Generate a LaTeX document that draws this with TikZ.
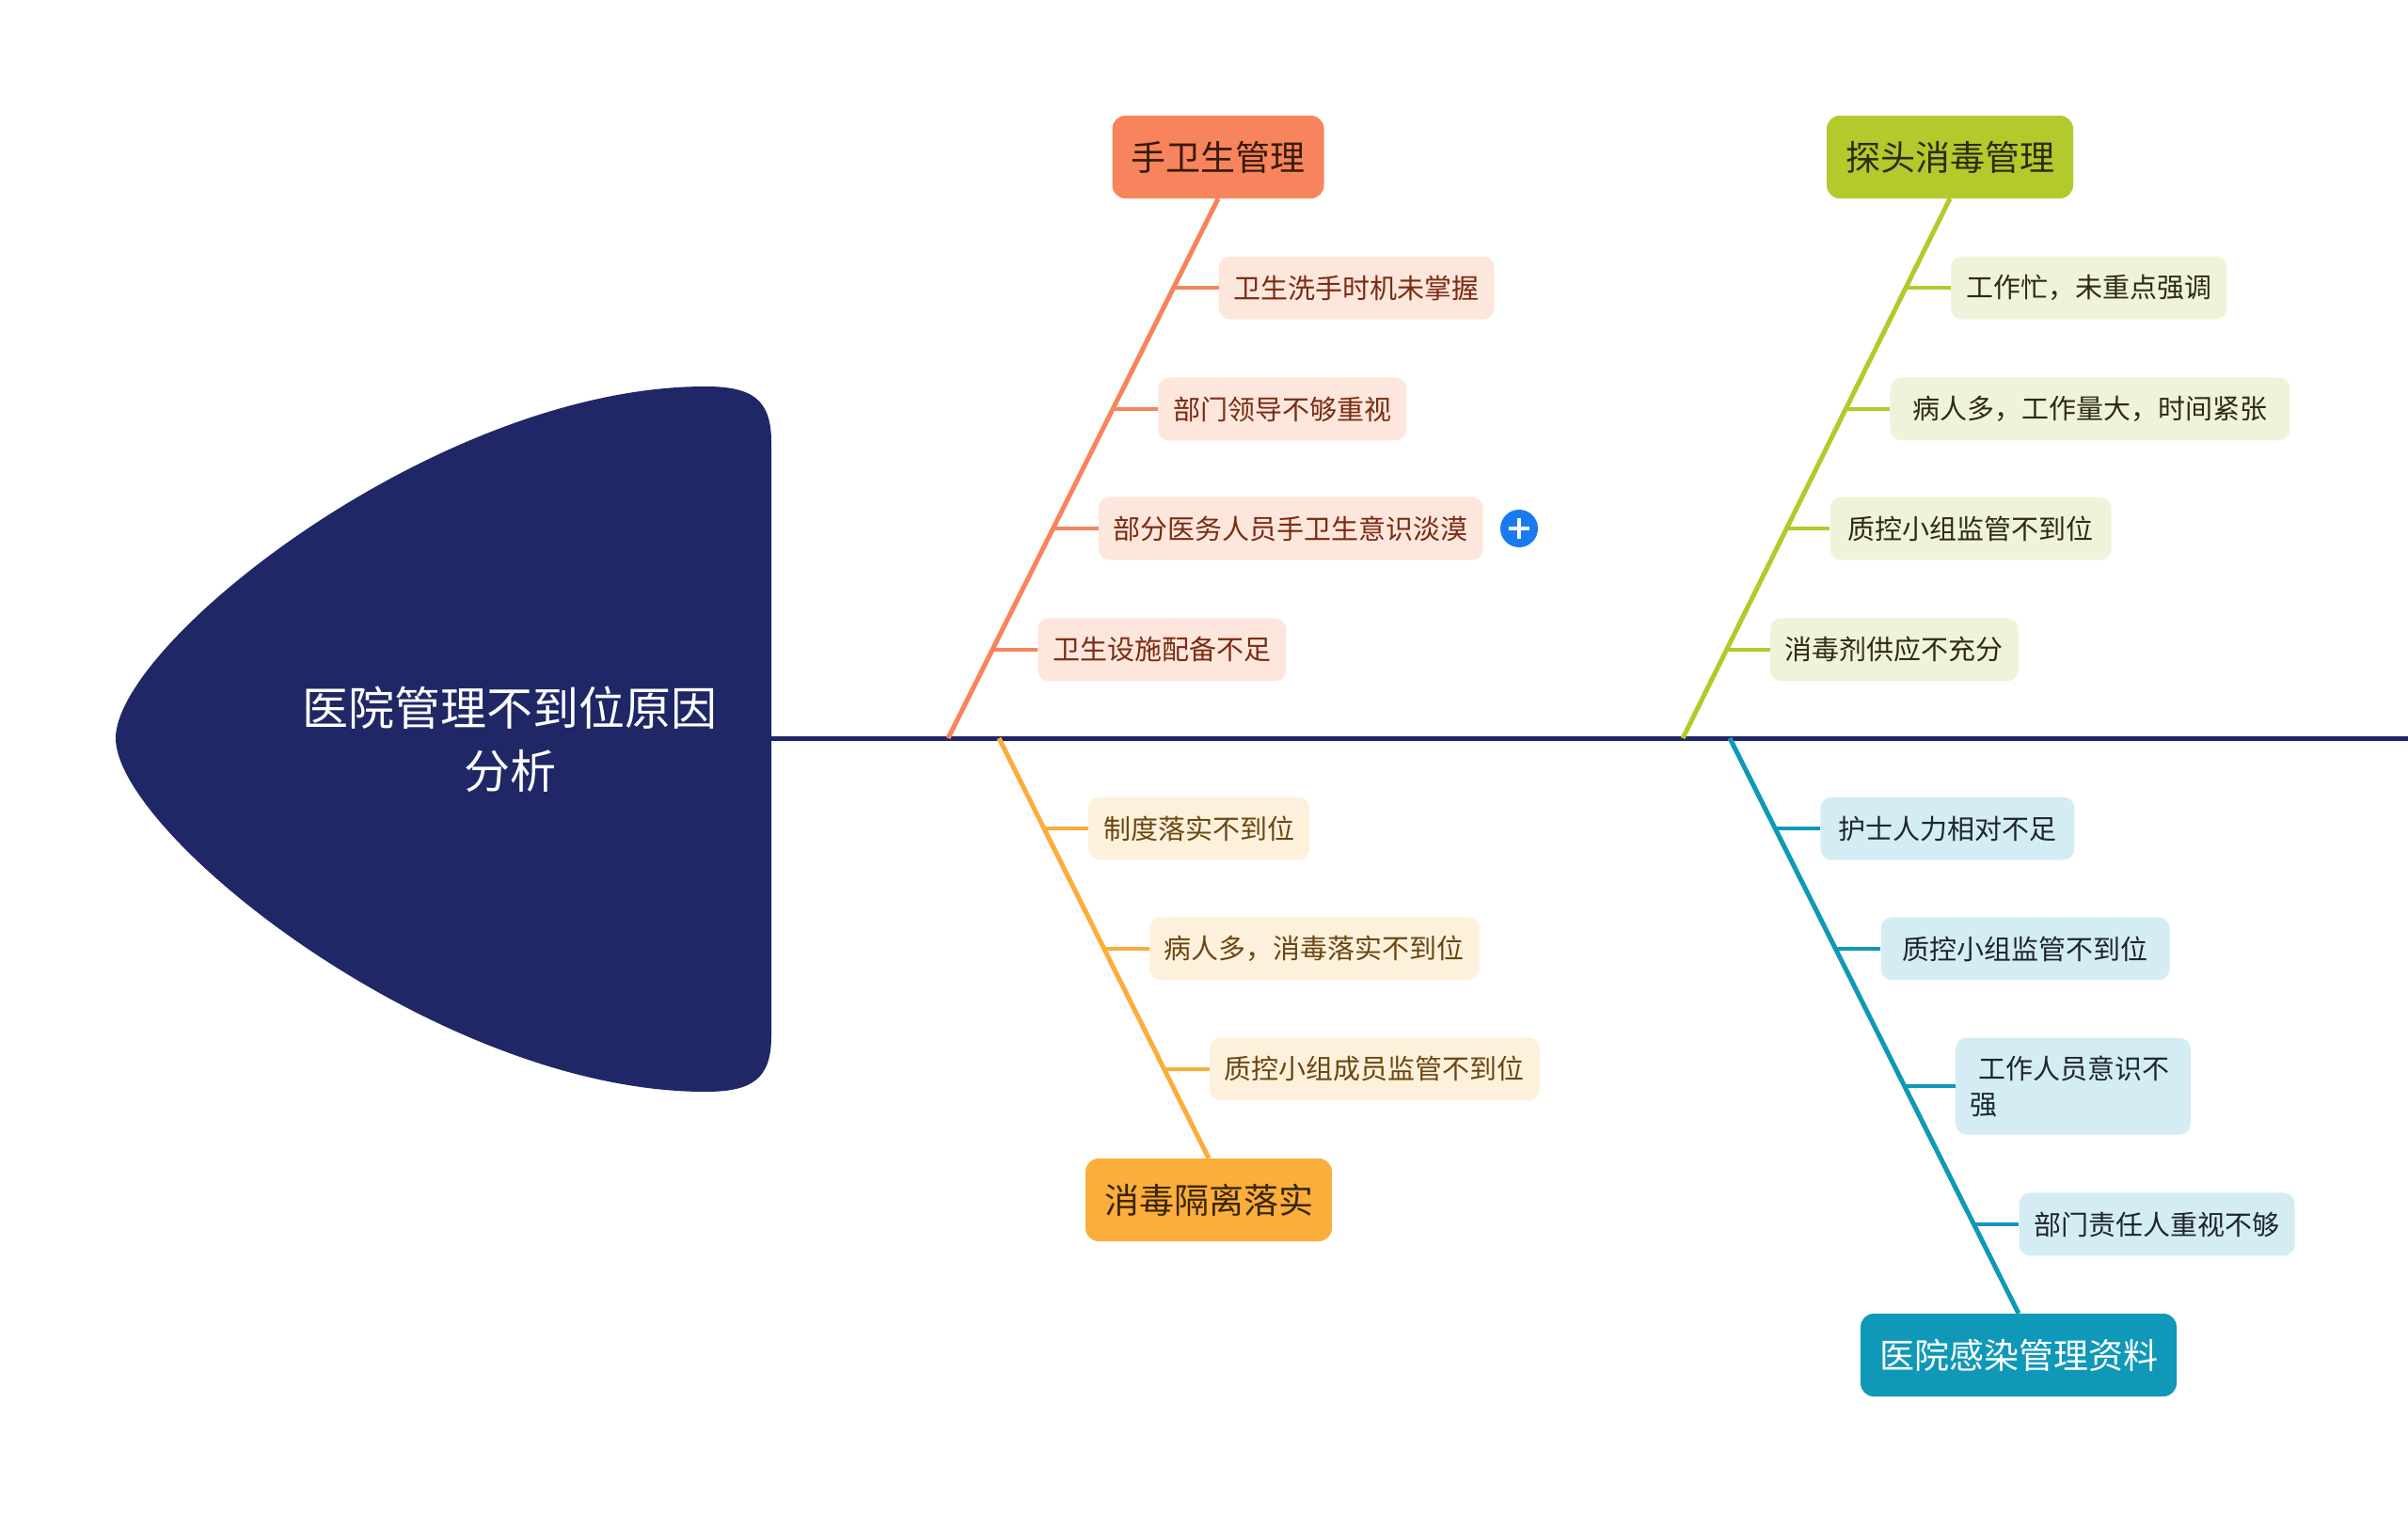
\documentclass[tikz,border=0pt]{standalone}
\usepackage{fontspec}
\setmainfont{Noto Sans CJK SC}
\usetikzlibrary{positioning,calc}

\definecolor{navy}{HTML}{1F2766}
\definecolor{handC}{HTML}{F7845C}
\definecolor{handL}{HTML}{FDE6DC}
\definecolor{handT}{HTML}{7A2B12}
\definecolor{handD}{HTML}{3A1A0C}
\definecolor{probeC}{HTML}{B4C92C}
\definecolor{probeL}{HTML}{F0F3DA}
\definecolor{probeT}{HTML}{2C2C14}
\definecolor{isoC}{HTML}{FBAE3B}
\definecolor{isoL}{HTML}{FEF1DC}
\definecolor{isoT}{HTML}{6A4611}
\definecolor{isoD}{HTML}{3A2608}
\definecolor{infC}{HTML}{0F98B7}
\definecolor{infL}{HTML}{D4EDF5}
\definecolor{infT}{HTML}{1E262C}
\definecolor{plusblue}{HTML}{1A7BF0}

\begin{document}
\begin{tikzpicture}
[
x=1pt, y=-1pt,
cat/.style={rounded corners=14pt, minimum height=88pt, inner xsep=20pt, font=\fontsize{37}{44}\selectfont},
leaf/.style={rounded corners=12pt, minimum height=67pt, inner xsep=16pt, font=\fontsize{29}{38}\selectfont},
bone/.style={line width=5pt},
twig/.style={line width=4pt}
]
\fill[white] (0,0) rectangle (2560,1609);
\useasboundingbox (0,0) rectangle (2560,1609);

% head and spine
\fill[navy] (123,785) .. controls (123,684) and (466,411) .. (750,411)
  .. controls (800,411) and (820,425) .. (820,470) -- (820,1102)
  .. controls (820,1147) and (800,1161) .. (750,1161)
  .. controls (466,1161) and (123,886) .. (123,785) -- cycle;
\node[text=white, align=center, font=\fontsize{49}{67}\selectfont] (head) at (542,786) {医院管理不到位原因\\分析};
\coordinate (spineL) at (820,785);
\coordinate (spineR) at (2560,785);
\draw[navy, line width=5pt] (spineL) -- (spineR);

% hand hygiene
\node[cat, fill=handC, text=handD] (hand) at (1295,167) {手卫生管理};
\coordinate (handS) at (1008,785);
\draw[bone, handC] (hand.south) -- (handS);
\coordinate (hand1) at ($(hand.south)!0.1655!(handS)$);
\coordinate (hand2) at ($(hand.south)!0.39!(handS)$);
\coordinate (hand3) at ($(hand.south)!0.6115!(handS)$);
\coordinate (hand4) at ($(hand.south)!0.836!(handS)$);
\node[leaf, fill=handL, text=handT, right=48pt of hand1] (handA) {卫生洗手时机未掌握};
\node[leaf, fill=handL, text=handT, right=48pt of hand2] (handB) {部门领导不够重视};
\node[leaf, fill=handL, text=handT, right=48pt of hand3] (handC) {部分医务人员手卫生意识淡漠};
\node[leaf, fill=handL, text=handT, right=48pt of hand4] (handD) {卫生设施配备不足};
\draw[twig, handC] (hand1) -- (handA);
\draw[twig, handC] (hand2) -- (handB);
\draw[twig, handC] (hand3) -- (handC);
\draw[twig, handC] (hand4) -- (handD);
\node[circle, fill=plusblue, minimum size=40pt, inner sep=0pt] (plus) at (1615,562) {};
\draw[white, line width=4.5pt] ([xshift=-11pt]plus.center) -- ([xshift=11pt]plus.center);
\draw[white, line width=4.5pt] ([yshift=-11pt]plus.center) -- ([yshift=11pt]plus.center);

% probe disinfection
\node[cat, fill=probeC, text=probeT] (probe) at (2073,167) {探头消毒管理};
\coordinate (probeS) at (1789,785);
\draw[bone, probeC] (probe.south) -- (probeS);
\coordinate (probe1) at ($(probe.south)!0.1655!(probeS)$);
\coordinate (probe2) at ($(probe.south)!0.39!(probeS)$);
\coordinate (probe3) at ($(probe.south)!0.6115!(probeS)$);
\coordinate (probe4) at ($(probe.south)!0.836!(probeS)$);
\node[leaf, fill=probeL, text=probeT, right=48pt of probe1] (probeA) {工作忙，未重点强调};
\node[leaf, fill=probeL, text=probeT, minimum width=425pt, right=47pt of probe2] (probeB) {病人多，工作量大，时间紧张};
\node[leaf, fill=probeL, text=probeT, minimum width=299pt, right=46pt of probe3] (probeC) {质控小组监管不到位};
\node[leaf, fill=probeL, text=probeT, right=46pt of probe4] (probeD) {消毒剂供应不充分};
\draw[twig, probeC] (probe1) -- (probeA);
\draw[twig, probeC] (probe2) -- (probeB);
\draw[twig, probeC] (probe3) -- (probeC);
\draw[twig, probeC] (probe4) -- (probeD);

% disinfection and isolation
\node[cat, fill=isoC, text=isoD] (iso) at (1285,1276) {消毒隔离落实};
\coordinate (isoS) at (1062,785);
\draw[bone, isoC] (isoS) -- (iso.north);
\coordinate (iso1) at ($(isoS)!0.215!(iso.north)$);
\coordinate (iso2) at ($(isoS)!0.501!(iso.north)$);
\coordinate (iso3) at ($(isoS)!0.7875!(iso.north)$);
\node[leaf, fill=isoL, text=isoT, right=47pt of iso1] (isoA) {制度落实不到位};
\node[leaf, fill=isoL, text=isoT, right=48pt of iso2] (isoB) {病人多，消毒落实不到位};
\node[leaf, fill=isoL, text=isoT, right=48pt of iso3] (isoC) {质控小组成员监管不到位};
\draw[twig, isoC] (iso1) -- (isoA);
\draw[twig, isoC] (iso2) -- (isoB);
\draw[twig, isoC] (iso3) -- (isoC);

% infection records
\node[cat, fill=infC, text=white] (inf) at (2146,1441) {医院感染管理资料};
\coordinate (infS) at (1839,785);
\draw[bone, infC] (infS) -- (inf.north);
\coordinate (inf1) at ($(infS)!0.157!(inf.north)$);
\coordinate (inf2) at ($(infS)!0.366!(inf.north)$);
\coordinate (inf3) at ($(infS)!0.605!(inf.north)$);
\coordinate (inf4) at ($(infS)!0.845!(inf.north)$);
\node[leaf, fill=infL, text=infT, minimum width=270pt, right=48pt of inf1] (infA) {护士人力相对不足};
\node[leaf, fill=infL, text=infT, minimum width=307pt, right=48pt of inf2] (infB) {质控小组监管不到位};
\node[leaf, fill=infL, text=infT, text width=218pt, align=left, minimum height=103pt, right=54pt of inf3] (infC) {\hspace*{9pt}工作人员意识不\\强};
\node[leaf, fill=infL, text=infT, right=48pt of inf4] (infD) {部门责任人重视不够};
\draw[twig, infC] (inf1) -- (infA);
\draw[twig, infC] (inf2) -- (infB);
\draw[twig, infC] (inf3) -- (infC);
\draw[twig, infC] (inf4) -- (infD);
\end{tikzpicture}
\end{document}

## Exercise objective
Leave the images out and output the remaining material exactly as it stands.

## Finished answer
Generate a LaTeX document that draws this with TikZ.
\documentclass[tikz,border=0pt]{standalone}
\usepackage{fontspec}
\setmainfont{Noto Sans CJK SC}
\usetikzlibrary{positioning,calc}

\definecolor{navy}{HTML}{1F2766}
\definecolor{handC}{HTML}{F7845C}
\definecolor{handL}{HTML}{FDE6DC}
\definecolor{handT}{HTML}{7A2B12}
\definecolor{handD}{HTML}{3A1A0C}
\definecolor{probeC}{HTML}{B4C92C}
\definecolor{probeL}{HTML}{F0F3DA}
\definecolor{probeT}{HTML}{2C2C14}
\definecolor{isoC}{HTML}{FBAE3B}
\definecolor{isoL}{HTML}{FEF1DC}
\definecolor{isoT}{HTML}{6A4611}
\definecolor{isoD}{HTML}{3A2608}
\definecolor{infC}{HTML}{0F98B7}
\definecolor{infL}{HTML}{D4EDF5}
\definecolor{infT}{HTML}{1E262C}
\definecolor{plusblue}{HTML}{1A7BF0}

\begin{document}
\begin{tikzpicture}
[
x=1pt, y=-1pt,
cat/.style={rounded corners=14pt, minimum height=88pt, inner xsep=20pt, font=\fontsize{37}{44}\selectfont},
leaf/.style={rounded corners=12pt, minimum height=67pt, inner xsep=16pt, font=\fontsize{29}{38}\selectfont},
bone/.style={line width=5pt},
twig/.style={line width=4pt}
]
\fill[white] (0,0) rectangle (2560,1609);
\useasboundingbox (0,0) rectangle (2560,1609);

% head and spine
\fill[navy] (123,785) .. controls (123,684) and (466,411) .. (750,411)
  .. controls (800,411) and (820,425) .. (820,470) -- (820,1102)
  .. controls (820,1147) and (800,1161) .. (750,1161)
  .. controls (466,1161) and (123,886) .. (123,785) -- cycle;
\node[text=white, align=center, font=\fontsize{49}{67}\selectfont] (head) at (542,786) {医院管理不到位原因\\分析};
\coordinate (spineL) at (820,785);
\coordinate (spineR) at (2560,785);
\draw[navy, line width=5pt] (spineL) -- (spineR);

% hand hygiene
\node[cat, fill=handC, text=handD] (hand) at (1295,167) {手卫生管理};
\coordinate (handS) at (1008,785);
\draw[bone, handC] (hand.south) -- (handS);
\coordinate (hand1) at ($(hand.south)!0.1655!(handS)$);
\coordinate (hand2) at ($(hand.south)!0.39!(handS)$);
\coordinate (hand3) at ($(hand.south)!0.6115!(handS)$);
\coordinate (hand4) at ($(hand.south)!0.836!(handS)$);
\node[leaf, fill=handL, text=handT, right=48pt of hand1] (handA) {卫生洗手时机未掌握};
\node[leaf, fill=handL, text=handT, right=48pt of hand2] (handB) {部门领导不够重视};
\node[leaf, fill=handL, text=handT, right=48pt of hand3] (handC) {部分医务人员手卫生意识淡漠};
\node[leaf, fill=handL, text=handT, right=48pt of hand4] (handD) {卫生设施配备不足};
\draw[twig, handC] (hand1) -- (handA);
\draw[twig, handC] (hand2) -- (handB);
\draw[twig, handC] (hand3) -- (handC);
\draw[twig, handC] (hand4) -- (handD);
\node[circle, fill=plusblue, minimum size=40pt, inner sep=0pt] (plus) at (1615,562) {};
\draw[white, line width=4.5pt] ([xshift=-11pt]plus.center) -- ([xshift=11pt]plus.center);
\draw[white, line width=4.5pt] ([yshift=-11pt]plus.center) -- ([yshift=11pt]plus.center);

% probe disinfection
\node[cat, fill=probeC, text=probeT] (probe) at (2073,167) {探头消毒管理};
\coordinate (probeS) at (1789,785);
\draw[bone, probeC] (probe.south) -- (probeS);
\coordinate (probe1) at ($(probe.south)!0.1655!(probeS)$);
\coordinate (probe2) at ($(probe.south)!0.39!(probeS)$);
\coordinate (probe3) at ($(probe.south)!0.6115!(probeS)$);
\coordinate (probe4) at ($(probe.south)!0.836!(probeS)$);
\node[leaf, fill=probeL, text=probeT, right=48pt of probe1] (probeA) {工作忙，未重点强调};
\node[leaf, fill=probeL, text=probeT, minimum width=425pt, right=47pt of probe2] (probeB) {病人多，工作量大，时间紧张};
\node[leaf, fill=probeL, text=probeT, minimum width=299pt, right=46pt of probe3] (probeC) {质控小组监管不到位};
\node[leaf, fill=probeL, text=probeT, right=46pt of probe4] (probeD) {消毒剂供应不充分};
\draw[twig, probeC] (probe1) -- (probeA);
\draw[twig, probeC] (probe2) -- (probeB);
\draw[twig, probeC] (probe3) -- (probeC);
\draw[twig, probeC] (probe4) -- (probeD);

% disinfection and isolation
\node[cat, fill=isoC, text=isoD] (iso) at (1285,1276) {消毒隔离落实};
\coordinate (isoS) at (1062,785);
\draw[bone, isoC] (isoS) -- (iso.north);
\coordinate (iso1) at ($(isoS)!0.215!(iso.north)$);
\coordinate (iso2) at ($(isoS)!0.501!(iso.north)$);
\coordinate (iso3) at ($(isoS)!0.7875!(iso.north)$);
\node[leaf, fill=isoL, text=isoT, right=47pt of iso1] (isoA) {制度落实不到位};
\node[leaf, fill=isoL, text=isoT, right=48pt of iso2] (isoB) {病人多，消毒落实不到位};
\node[leaf, fill=isoL, text=isoT, right=48pt of iso3] (isoC) {质控小组成员监管不到位};
\draw[twig, isoC] (iso1) -- (isoA);
\draw[twig, isoC] (iso2) -- (isoB);
\draw[twig, isoC] (iso3) -- (isoC);

% infection records
\node[cat, fill=infC, text=white] (inf) at (2146,1441) {医院感染管理资料};
\coordinate (infS) at (1839,785);
\draw[bone, infC] (infS) -- (inf.north);
\coordinate (inf1) at ($(infS)!0.157!(inf.north)$);
\coordinate (inf2) at ($(infS)!0.366!(inf.north)$);
\coordinate (inf3) at ($(infS)!0.605!(inf.north)$);
\coordinate (inf4) at ($(infS)!0.845!(inf.north)$);
\node[leaf, fill=infL, text=infT, minimum width=270pt, right=48pt of inf1] (infA) {护士人力相对不足};
\node[leaf, fill=infL, text=infT, minimum width=307pt, right=48pt of inf2] (infB) {质控小组监管不到位};
\node[leaf, fill=infL, text=infT, text width=218pt, align=left, minimum height=103pt, right=54pt of inf3] (infC) {\hspace*{9pt}工作人员意识不\\强};
\node[leaf, fill=infL, text=infT, right=48pt of inf4] (infD) {部门责任人重视不够};
\draw[twig, infC] (inf1) -- (infA);
\draw[twig, infC] (inf2) -- (infB);
\draw[twig, infC] (inf3) -- (infC);
\draw[twig, infC] (inf4) -- (infD);
\end{tikzpicture}
\end{document}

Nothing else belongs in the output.